Line profiles with a spectral resolution of 0.45 A have been obtained for Halpha(lambda6563), the Na D lines (lambdalambda5890, 5896), He I lines (lambdalambda5876, 6678), and the Ca II infrared triplet lines (lambdalambda8498, 8542, 8662) in the flare stars AD Leonis and GX Andromedae. The spectroscopic Reticon diode array observations of AD Leo were obtained simultaneously with high speed photometry, and major influences in the spectra due to flares are avoided by this technique. GX And has photospheric parameters very similar to AD Leo but shows a flare activity level more than one order of magnitude smaller. Simultaneous photometry was not done during spectroscopic observations of GX And because of the small probability that a flare should contaminate the data.

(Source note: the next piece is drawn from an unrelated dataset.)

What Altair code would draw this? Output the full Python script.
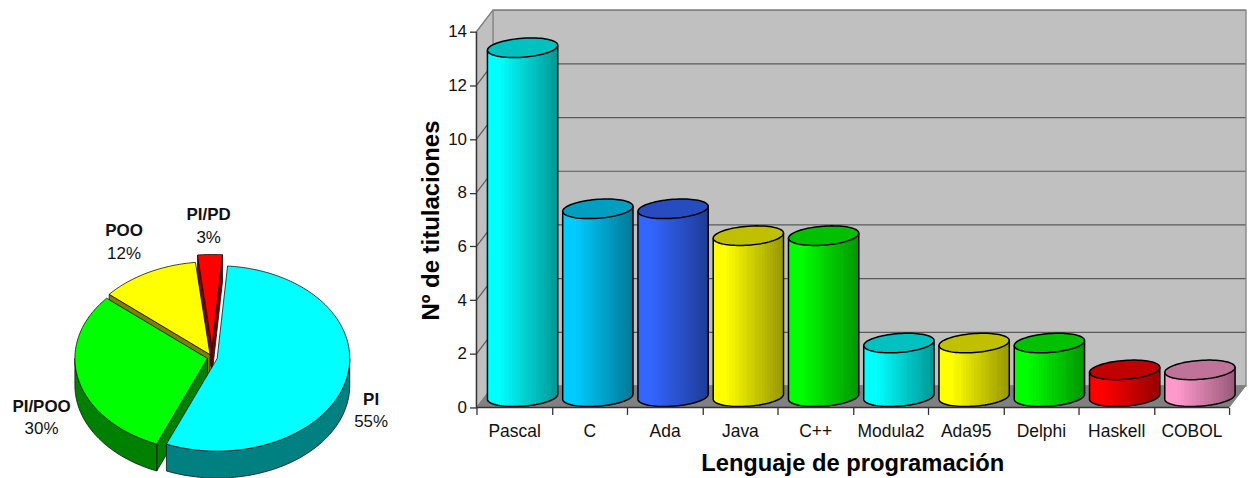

Despite apparently equal physical parameters at the photospheric level, the chromospheric lines observed in this program appear very different in AD Leo and GX And. Halpha is a prominent emission line in AD Leo with a central absorption, for which the two peaks are separated by 0.6 Å. The FWHM of the line itself is 1.35 Å in AD Leo. In contrast, the Ha line in GX And is an absorption feature with FWHM =0.75 Å. The strength of this line is too large to be formed purely in the photosphere because temperatures are so low in this region that it is transparent to Halpha and consequently forms only a very weak Ha absorption line. A collisionally dominated line may strengthen its absorption feature in a chromosphere before turning into emission (Cram and Mullan), and this is probably what is seen in GX And.

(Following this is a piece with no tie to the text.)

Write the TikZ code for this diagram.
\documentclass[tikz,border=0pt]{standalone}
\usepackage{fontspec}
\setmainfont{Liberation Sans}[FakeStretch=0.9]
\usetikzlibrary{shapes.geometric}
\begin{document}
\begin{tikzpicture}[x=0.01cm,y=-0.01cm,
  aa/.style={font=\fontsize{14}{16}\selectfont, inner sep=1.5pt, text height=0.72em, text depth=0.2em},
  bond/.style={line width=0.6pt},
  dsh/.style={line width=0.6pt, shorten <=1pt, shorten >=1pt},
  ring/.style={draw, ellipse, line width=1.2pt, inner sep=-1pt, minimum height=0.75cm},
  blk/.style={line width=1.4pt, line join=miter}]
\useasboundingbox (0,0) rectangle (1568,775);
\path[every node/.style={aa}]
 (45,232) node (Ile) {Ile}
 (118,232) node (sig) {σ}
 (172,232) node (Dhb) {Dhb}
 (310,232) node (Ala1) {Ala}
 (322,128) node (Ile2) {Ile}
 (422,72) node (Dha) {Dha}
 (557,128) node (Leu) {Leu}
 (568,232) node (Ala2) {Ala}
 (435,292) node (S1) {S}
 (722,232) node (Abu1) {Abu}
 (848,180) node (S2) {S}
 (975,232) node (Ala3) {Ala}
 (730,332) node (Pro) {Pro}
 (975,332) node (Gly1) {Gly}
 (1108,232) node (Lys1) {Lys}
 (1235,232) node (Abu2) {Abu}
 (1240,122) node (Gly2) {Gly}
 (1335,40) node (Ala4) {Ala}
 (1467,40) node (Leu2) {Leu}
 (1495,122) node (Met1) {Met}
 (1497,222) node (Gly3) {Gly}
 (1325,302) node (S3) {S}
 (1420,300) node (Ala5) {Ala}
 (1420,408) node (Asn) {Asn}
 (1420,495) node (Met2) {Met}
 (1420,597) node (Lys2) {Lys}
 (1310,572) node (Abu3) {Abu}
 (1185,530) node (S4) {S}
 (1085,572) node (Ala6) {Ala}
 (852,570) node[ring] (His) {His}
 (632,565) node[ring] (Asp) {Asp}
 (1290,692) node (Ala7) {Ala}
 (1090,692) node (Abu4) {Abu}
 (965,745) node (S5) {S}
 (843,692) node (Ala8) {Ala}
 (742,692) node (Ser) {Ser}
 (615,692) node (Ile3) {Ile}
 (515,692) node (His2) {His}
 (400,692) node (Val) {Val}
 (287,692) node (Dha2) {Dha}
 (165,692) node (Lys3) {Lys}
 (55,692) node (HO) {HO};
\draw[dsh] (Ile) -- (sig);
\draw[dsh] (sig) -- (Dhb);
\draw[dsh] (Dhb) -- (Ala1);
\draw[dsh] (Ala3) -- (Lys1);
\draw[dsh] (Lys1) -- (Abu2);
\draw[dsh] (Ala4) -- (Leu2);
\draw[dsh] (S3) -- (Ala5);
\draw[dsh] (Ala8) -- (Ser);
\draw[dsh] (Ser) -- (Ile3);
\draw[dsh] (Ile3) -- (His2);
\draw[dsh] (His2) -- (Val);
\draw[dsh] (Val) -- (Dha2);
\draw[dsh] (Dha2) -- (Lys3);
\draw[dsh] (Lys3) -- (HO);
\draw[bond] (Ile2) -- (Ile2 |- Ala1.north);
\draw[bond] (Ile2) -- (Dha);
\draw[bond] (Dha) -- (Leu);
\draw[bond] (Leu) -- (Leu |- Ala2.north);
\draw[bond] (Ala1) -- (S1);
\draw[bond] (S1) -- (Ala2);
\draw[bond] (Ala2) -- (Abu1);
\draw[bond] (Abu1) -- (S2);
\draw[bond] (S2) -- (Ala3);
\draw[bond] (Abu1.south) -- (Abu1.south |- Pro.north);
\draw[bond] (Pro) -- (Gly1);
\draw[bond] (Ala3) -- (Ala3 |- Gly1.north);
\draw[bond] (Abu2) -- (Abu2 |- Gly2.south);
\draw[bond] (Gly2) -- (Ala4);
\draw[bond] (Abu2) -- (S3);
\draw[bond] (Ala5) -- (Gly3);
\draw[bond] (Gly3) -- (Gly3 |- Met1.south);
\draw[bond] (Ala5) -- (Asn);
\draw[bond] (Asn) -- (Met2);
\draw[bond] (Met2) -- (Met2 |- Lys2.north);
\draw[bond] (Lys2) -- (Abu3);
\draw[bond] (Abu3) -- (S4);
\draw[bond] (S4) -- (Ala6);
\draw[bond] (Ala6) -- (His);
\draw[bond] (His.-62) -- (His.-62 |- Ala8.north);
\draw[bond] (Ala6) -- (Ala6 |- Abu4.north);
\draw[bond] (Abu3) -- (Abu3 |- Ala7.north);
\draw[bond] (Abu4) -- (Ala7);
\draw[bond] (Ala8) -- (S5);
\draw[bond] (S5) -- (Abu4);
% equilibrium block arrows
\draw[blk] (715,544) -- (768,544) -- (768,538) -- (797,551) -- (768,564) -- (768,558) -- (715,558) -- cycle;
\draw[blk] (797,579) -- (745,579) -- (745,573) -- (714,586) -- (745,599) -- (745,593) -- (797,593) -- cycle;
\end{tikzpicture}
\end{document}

An emission feature in the blue wing of Halpha in AD Leo, 20% above the continuum, is found to be present also in two nonflaring M dwarfs with Ha in absorption, and is associated with less TiO blanketing at that wavelength.

The Na D lines are broad absorption features in both stars with equal intensity distributions in the outer wings, reflecting the similarity of photospheric conditions in these stars. In AD Leo, however, the cores of the lines are seen in emission, the D2 feature being stronger than D1. These emission cores are unresolved at our resolution, but have a stellar origin. Also, in AD Leo the He I lambda5876 line is detected clearly in emission, but the lambda6678 line is much weaker. The filling-in of a Fe I absorption line by emission in this He I line is discussed, and the flux ratio of the lambda5876 to lambda6678 lines is not believed to give a correct triplet-to-singlet ratio for He I unless correction for the filling-in of the Fe I line is performed. In GX And none of the He I lines are detected, neither in emission nor absorption.

The Ca II infrared triplet lines are resolved for the first time in flare stars. In GX And, all three lines are seen in absorption. In the flare active AD Leo, however, the lines are found to be heavily filled in by emission, and only weak remnants of the absorption features remain. A central emission is present in the cores of the lines, but these features are unresolved at our spectral resolution. The central intensity is largest at the lambda8498 line, which is the least opaque of the triplet lines. This sharply contradicts an optically thin formation of the lines and leaves an intriguing modeling problem.